Nearly every level demands a huge amount of precision and timing, and you’ll have to memorize exact placements for jumps, turns, and runs as you kill Meat Boy over and over in your quest to progress through the game. The game’s difficulty is punishingly hard, but you’ll always feel like you’re just on the verge of clearing whatever obstacle you’ve run up against. That’s something I didn’t get from two of XBLA’s other brutal platformers, ‘Splosion Man and Trials HD, both of which are fun games that eventually put the hammer down and make it clear that finishing the game will be an impossibility. Super Meat Boy actually rewards your failures once you finally complete a level. It records all your previous attempts and plays them back all at the same time so that you’ll get to watch a horde of Meat Boys all running through your prior tries and all dying spectacularly while one lone little dude prevails and finishes the level with your final successful attempt.

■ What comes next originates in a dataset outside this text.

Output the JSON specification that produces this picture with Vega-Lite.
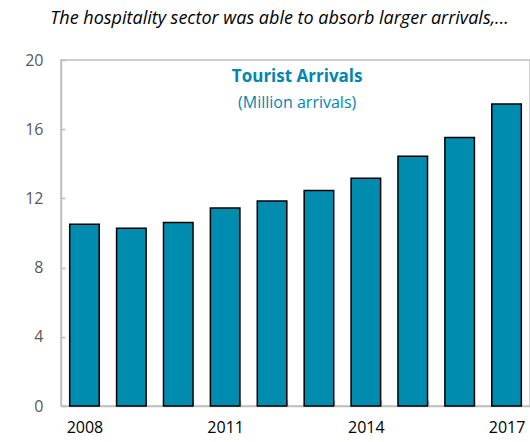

In all, Super Meat Boy has more than 300 levels to throw at you, with a promise of many more on the way via DLC before the end of the year. In addition to the regular levels, there are a bunch of warp zones and hidden levels, as well as opportunities to unlock secret characters, collect bandages scattered throughout the levels, earn Avatar pieces, and grab achievements. Even if you make it all the way through the game, there will still be way more to do through replays than you’re ever likely to complete.
Conclusion
Super Meat Boy excels in every area. It’s full of weird and goofy humor and characters. It’s instantly understandable and is a paragon of the platforming genre. It’s hard enough to make you want to throw your controller but fun enough to make you keep it in your hands, playing. If you have any interest in the Xbox Live Arcade or in 2D platformers, Super Meat Boy is a game you need to play. It’s destined to be a benchmark for super hard platformers in the future, and it’s one of the best downloadable games released on the Xbox 360 in a long time. Even better, it’s part of Xbox’s Game Feast promotion right now and is for sale at a reduced price if you buy it soon.
Get this game, and play it until your thumbs hurt and your forehead is sweaty. You’ll thank me.